With such dramatic growth projected, and dozens of other e-cig companies vying for a piece of the pie, I predict more acquisitions in this space -- especially if Reynolds or Altria want to close the gap on Lorillard's massive market share.
One company I see as a high-potential takeover target is Vapor Corp (NASDAQ:VPCO).
Top E-Cigarette Stock To Buy
Vapor Corp. is a US based e-cigarette company whose brands include Krave®, Fifty-One®, VaporX®, Alternacig®, EZ Smoker®, Green Puffer®, Americig®, Fumare™, Hookah Stix® and Smoke Star®.
They've been in business since 2009 when the company acquired e-cig distributor Smoke Anywhere USA.
2013 was a solid year for VPCO as it achieved record revenues for both the fourth quarter and year, ending December 31st.
Total revenues for Q4 2013 grew 56% to $7 million while total revenues for the full year grew 22% to $26 million. This improves on growth of 34% the year before.

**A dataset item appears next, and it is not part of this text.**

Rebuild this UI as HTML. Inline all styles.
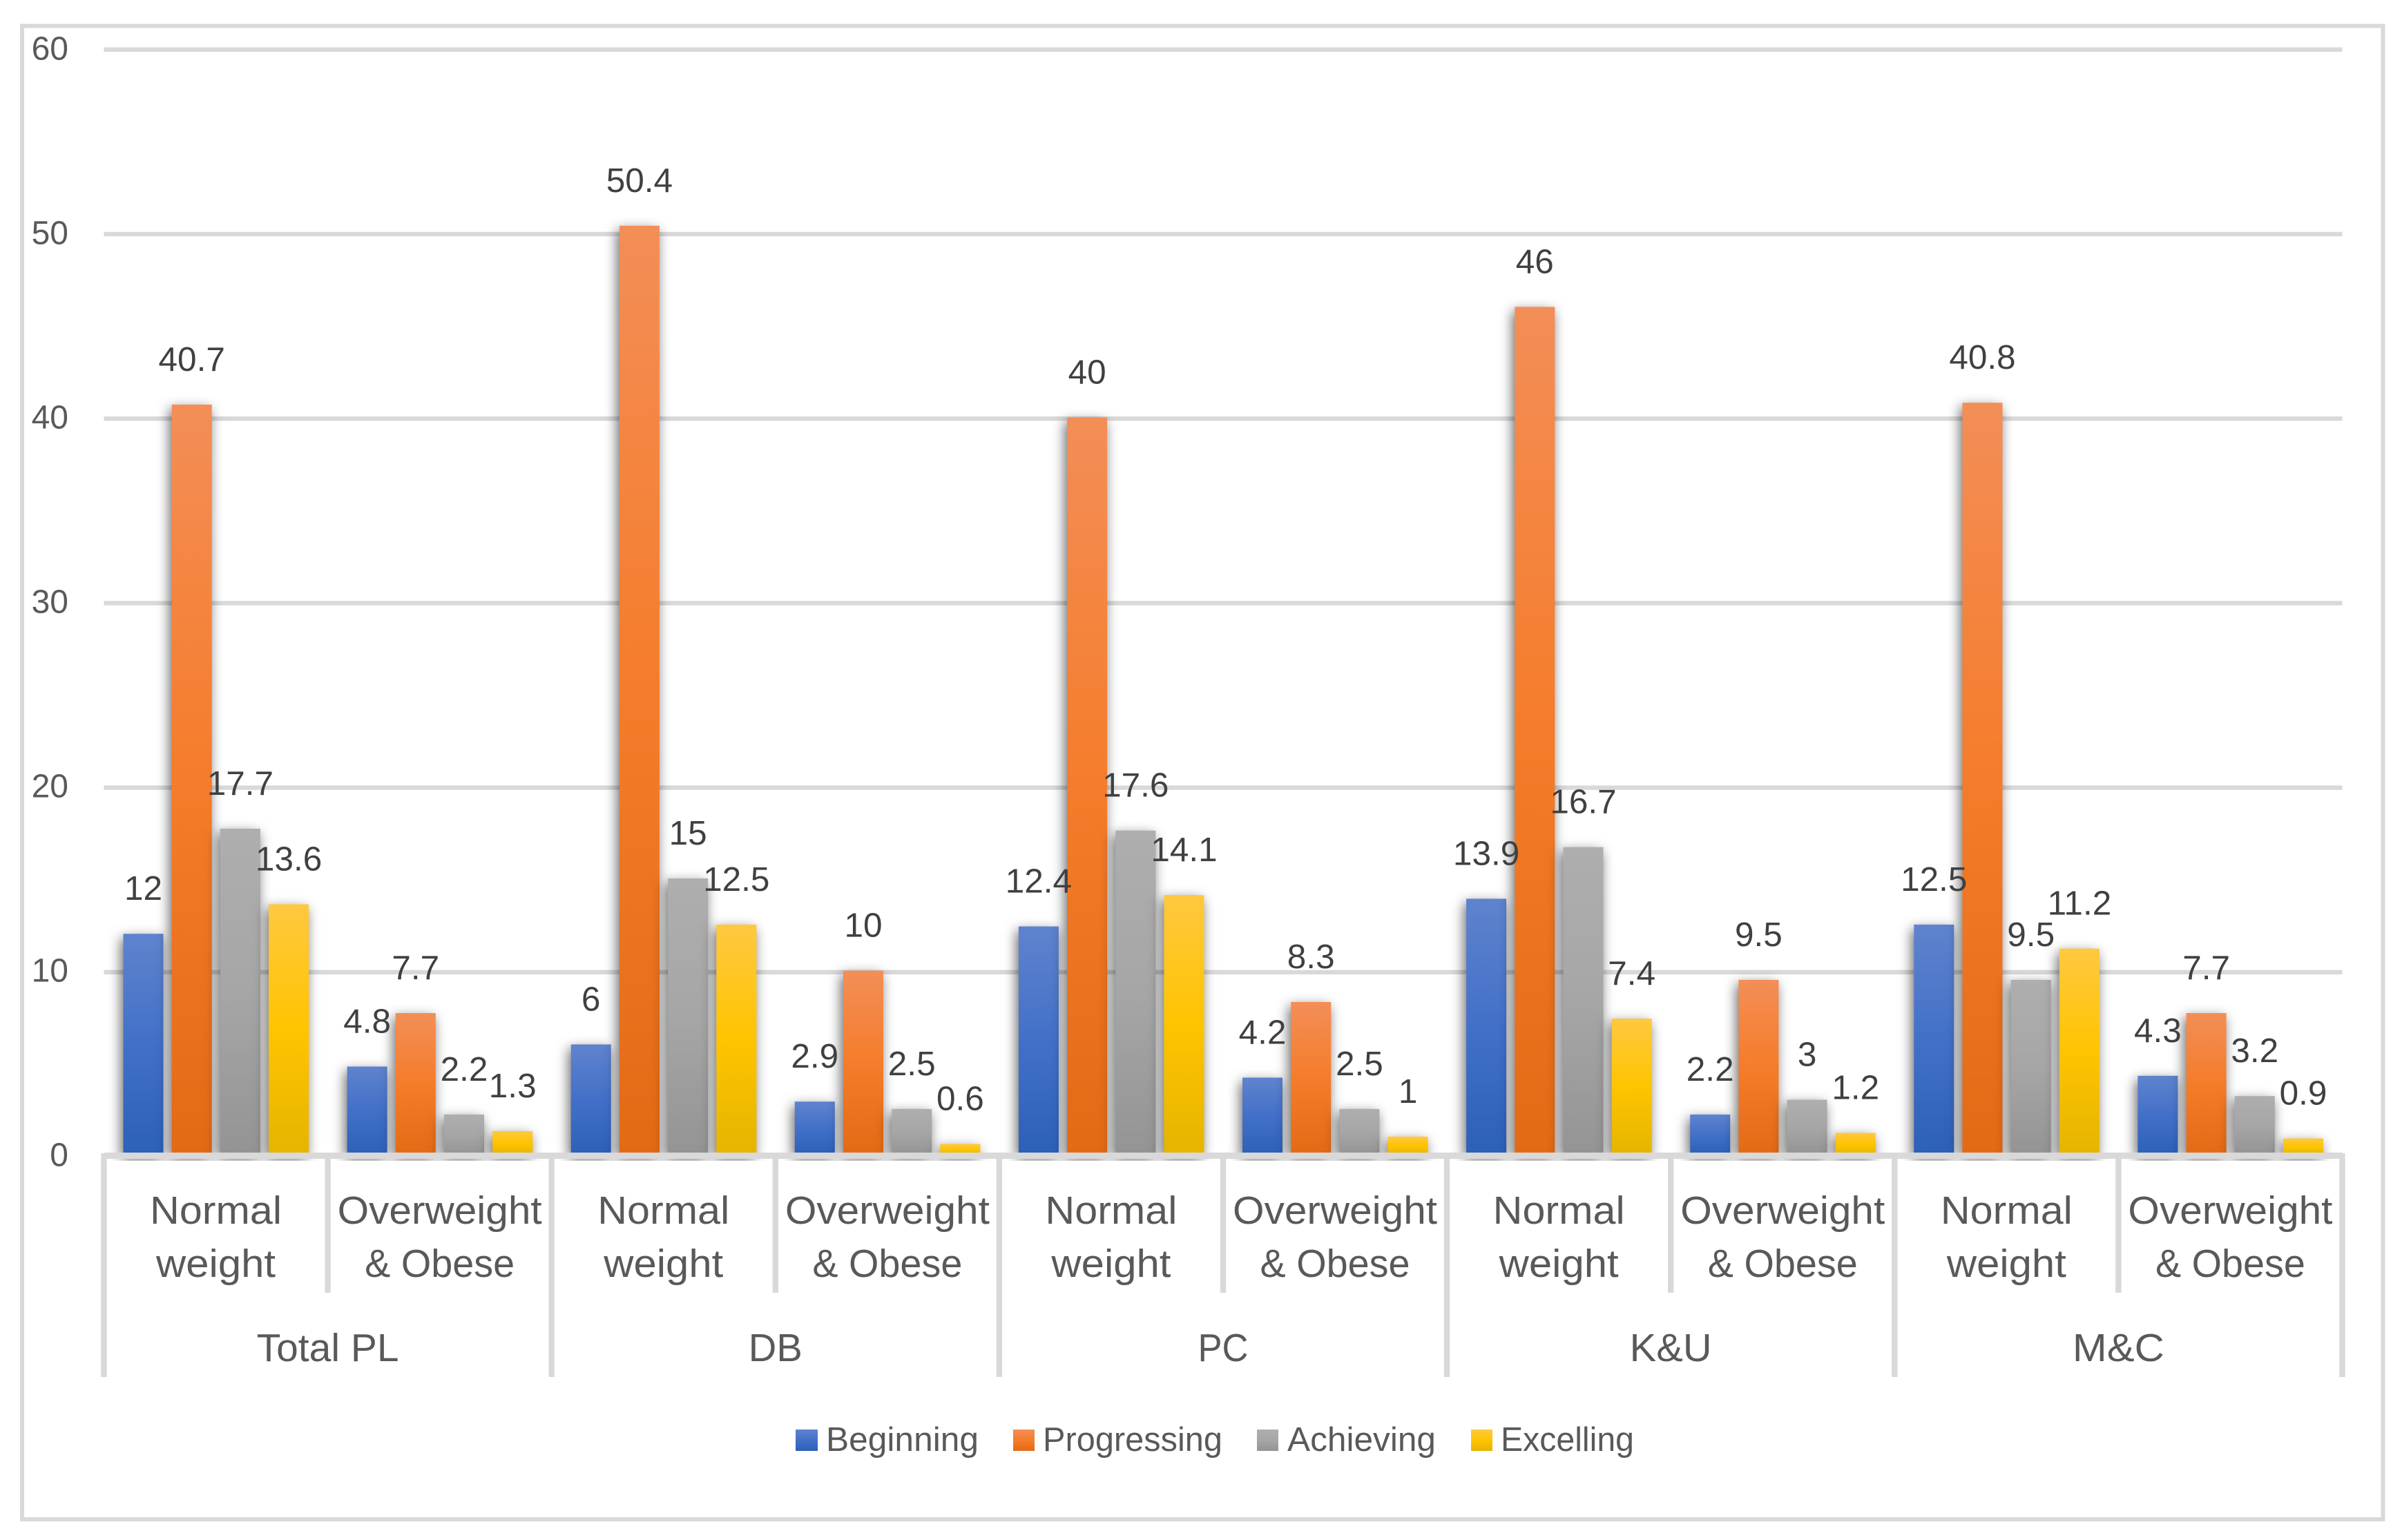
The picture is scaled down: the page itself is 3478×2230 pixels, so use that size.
<!DOCTYPE html>
<html lang="en">
<head>
<meta charset="utf-8">
<title>Performance levels by weight status</title>
<style>
html,body{margin:0;padding:0;background:#fff;width:3478px;height:2230px;overflow:hidden}
svg{display:block}
text{font-family:"Liberation Sans",sans-serif}
</style>
</head>
<body>
<svg id="chart" xmlns="http://www.w3.org/2000/svg" width="3478" height="2230" viewBox="0 0 3478 2230">
<defs>
<linearGradient id="g0" x1="0" y1="0" x2="0" y2="1"><stop offset="0" stop-color="#5F83CE"/><stop offset="0.5" stop-color="#4270C8"/><stop offset="1" stop-color="#2D60B8"/></linearGradient>
<linearGradient id="g1" x1="0" y1="0" x2="0" y2="1"><stop offset="0" stop-color="#F38E57"/><stop offset="0.5" stop-color="#F57C2A"/><stop offset="1" stop-color="#E36A15"/></linearGradient>
<linearGradient id="g2" x1="0" y1="0" x2="0" y2="1"><stop offset="0" stop-color="#AEAEAE"/><stop offset="0.5" stop-color="#A6A6A6"/><stop offset="1" stop-color="#949494"/></linearGradient>
<linearGradient id="g3" x1="0" y1="0" x2="0" y2="1"><stop offset="0" stop-color="#FFC840"/><stop offset="0.5" stop-color="#FFC400"/><stop offset="1" stop-color="#E5B400"/></linearGradient>
<filter id="bar-shadow" filterUnits="userSpaceOnUse" x="0" y="0" width="3478" height="2230" color-interpolation-filters="sRGB">
<feDropShadow dx="-3" dy="6" stdDeviation="9" flood-color="#000" flood-opacity="0.6"/>
</filter>
<clipPath id="plot-clip"><rect x="0" y="0" width="3478" height="1681"/></clipPath>
</defs>
<rect x="0" y="0" width="3478" height="2230" fill="#fff"/>
<rect x="32" y="37.5" width="3418.5" height="2162.5" fill="#fff" stroke="#D9D9D9" stroke-width="6"/>
<g id="grid"></g>
<g id="bars" clip-path="url(#plot-clip)"></g>
<g id="axis"></g>
<g id="labels"></g>
<g font-size="49" fill="#595959">
<g><rect x="1152" y="2070" width="32" height="31" fill="url(#g0)"/><text x="1196" y="2101" textLength="221" lengthAdjust="spacingAndGlyphs">Beginning</text></g>
<g><rect x="1467" y="2070" width="31" height="31" fill="url(#g1)"/><text x="1510" y="2101" textLength="260" lengthAdjust="spacingAndGlyphs">Progressing</text></g>
<g><rect x="1820" y="2070" width="31" height="31" fill="url(#g2)"/><text x="1864" y="2101" textLength="215" lengthAdjust="spacingAndGlyphs">Achieving</text></g>
<g><rect x="2130" y="2070" width="31" height="31" fill="url(#g3)"/><text x="2173" y="2101" textLength="193" lengthAdjust="spacingAndGlyphs">Excelling</text></g>
</g>
</svg>
<script>
const groups = ["Total PL", "DB", "PC", "K&U", "M&C"];
const subgroupLine1 = ["Normal", "Overweight"];
const subgroupLine2 = ["weight", "& Obese"];
const seriesNames = ["Beginning", "Progressing", "Achieving", "Excelling"];
const beginning = [12, 4.8, 6, 2.9, 12.4, 4.2, 13.9, 2.2, 12.5, 4.3];
const progressing = [40.7, 7.7, 50.4, 10, 40, 8.3, 46, 9.5, 40.8, 7.7];
const achieving = [17.7, 2.2, 15, 2.5, 17.6, 2.5, 16.7, 3, 9.5, 3.2];
const excelling = [13.6, 1.3, 12.5, 0.6, 14.1, 1, 7.4, 1.2, 11.2, 0.9];
const yTicks = [0, 10, 20, 30, 40, 50, 60];

const NS = "http://www.w3.org/2000/svg";
const allSeries = [beginning, progressing, achieving, excelling];
const left = 150.5, subW = 324.1;
function yScale(v) { return 1672.6 - v * 26.7; }
function gridScale(v) { return 1675 - v * 26.72; }
function xSub(i) { return left + i * subW; }
function xBar(i, s) { return xSub(i) + 28 + s * 70.2; }

function fitText(label) {
  if (label === "Normal") return 191;
  if (label === "weight") return 173;
  if (label === "Overweight") return 296;
  if (label === "& Obese") return 217;
  if (label === "Total PL") return 206;
  if (label === "DB") return 78;
  if (label === "PC") return 73;
  if (label === "K&U") return 119;
  return 133;
}
function mk(tag, attrs, parent, txt) {
  const el = document.createElementNS(NS, tag);
  for (const k in attrs) el.setAttribute(k, attrs[k]);
  if (txt !== undefined) el.textContent = txt;
  parent.appendChild(el);
  return el;
}
const gridG = document.getElementById("grid");
const barsG = document.getElementById("bars");
const axisG = document.getElementById("axis");
const labelsG = document.getElementById("labels");

yTicks.forEach(function (t) {
  if (t !== 0) {
    const line = mk("rect", { x: left, y: gridScale(t) - 3.2, width: subW * 10, height: 6.4, fill: "#D9D9D9" }, gridG);
    
    
  }
  const lab = mk("text", { x: 99, y: yScale(t) + 16, "text-anchor": "end", "font-size": 48, fill: "#595959" }, labelsG, String(t));
  
  
});

allSeries.forEach(function (vals, s) {
  vals.forEach(function (v, i) {
    const top = yScale(v);
    const bar = mk("rect", { x: xBar(i, s), y: top, width: 58, height: yScale(0) - top, fill: "url(#g" + s + ")", filter: "url(#bar-shadow)" }, barsG);
    
    
  });
});

allSeries.forEach(function (vals, s) {
  vals.forEach(function (v, i) {
    const t = mk("text", { x: xBar(i, s) + 29, y: yScale(v) - 49, "text-anchor": "middle", "font-size": 49.5, fill: "#404040" }, labelsG, String(v));
    
    
  });
});

const xAxis = mk("rect", { x: left, y: 1669, width: subW * 10, height: 9, fill: "#D9D9D9" }, axisG);



for (let i = 0; i <= 10; i++) {
  const isGroup = i % 2 === 0;
  const tick = mk("rect", { x: xSub(i) - 4.2, y: 1670, width: 8.4, height: (isGroup ? 1994 : 1872) - 1670, fill: "#D9D9D9" }, axisG);
  
  
}

for (let i = 0; i < 10; i++) {
  const cx = xSub(i) + subW / 2;
  const line1 = subgroupLine1[i % 2];
  const line2 = subgroupLine2[i % 2];
  const a = mk("text", { x: cx, y: 1772, "text-anchor": "middle", "font-size": 57, fill: "#595959", textLength: fitText(line1), lengthAdjust: "spacingAndGlyphs" }, labelsG, line1);
  
  
  const b = mk("text", { x: cx, y: 1849, "text-anchor": "middle", "font-size": 57, fill: "#595959", textLength: fitText(line2), lengthAdjust: "spacingAndGlyphs" }, labelsG, line2);
  
  
}

groups.forEach(function (g, i) {
  const t = mk("text", { x: xSub(i * 2 + 1), y: 1971, "text-anchor": "middle", "font-size": 57, fill: "#595959", textLength: fitText(g), lengthAdjust: "spacingAndGlyphs" }, labelsG, g);
  
  
});
</script>
</body>
</html>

Thanks in part to their rapid sales growth, VPCO was able to generate a net profit of $801,352 for 2013 as opposed to a loss of $1.9 million in 2012.
The company also recently completed a $10 million private placement and did a 1-for-5 reverse stock split of its common stock in order to meet the minimum bid price requirement that would be required for its stock to eventually be listed on the NASDAQ Capital Market.
I see this as a strategically important move for two reasons.
First, I think it puts pressure on Big Tobacco to come at them with an early takeover bid.
Vapor Corp. has the third largest retail presence behind Lorillard's Blu and another e-cig company, NJOY.
Its products are in over 60,000 retail locations throughout the US and Canada. To compare, Vapor Corp.'s largest competitors Blu and NJOY have a retail presence of over 136,000 stores and 80,000 retail outlets, respectively.
In addition, Vapor Corp.'s Krave® KING brand of disposable e-cigarettes are lining the shelves of all the Family Dollar Stores (FDO) across America.
This kind of distribution is a huge plus. Rather than try to cold-pitch their house brands to retailers, the bigger firms could leverage Vapor's existing relationships to introduce additional products down the road -- a far easier task to accomplish.
Second, despite being fully reporting the company has a limited following because it currently trades OTC. A move to the NASDAQ opens the door to a new world of new investors and institutional buying which, in my opinion, will push the share price higher.
With a market cap of $105 million and just 16.6 million shares outstanding, any rumors of a buyout could easily shoot Vapor's stock skywards.
Disclosure: I have no positions in any stocks mentioned, and no plans to initiate any positions within the next 72 hours. I wrote this article myself, and it expresses my own opinions. I am not receiving compensation for it (other than from Seeking Alpha). I have no business relationship with any company whose stock is mentioned in this article.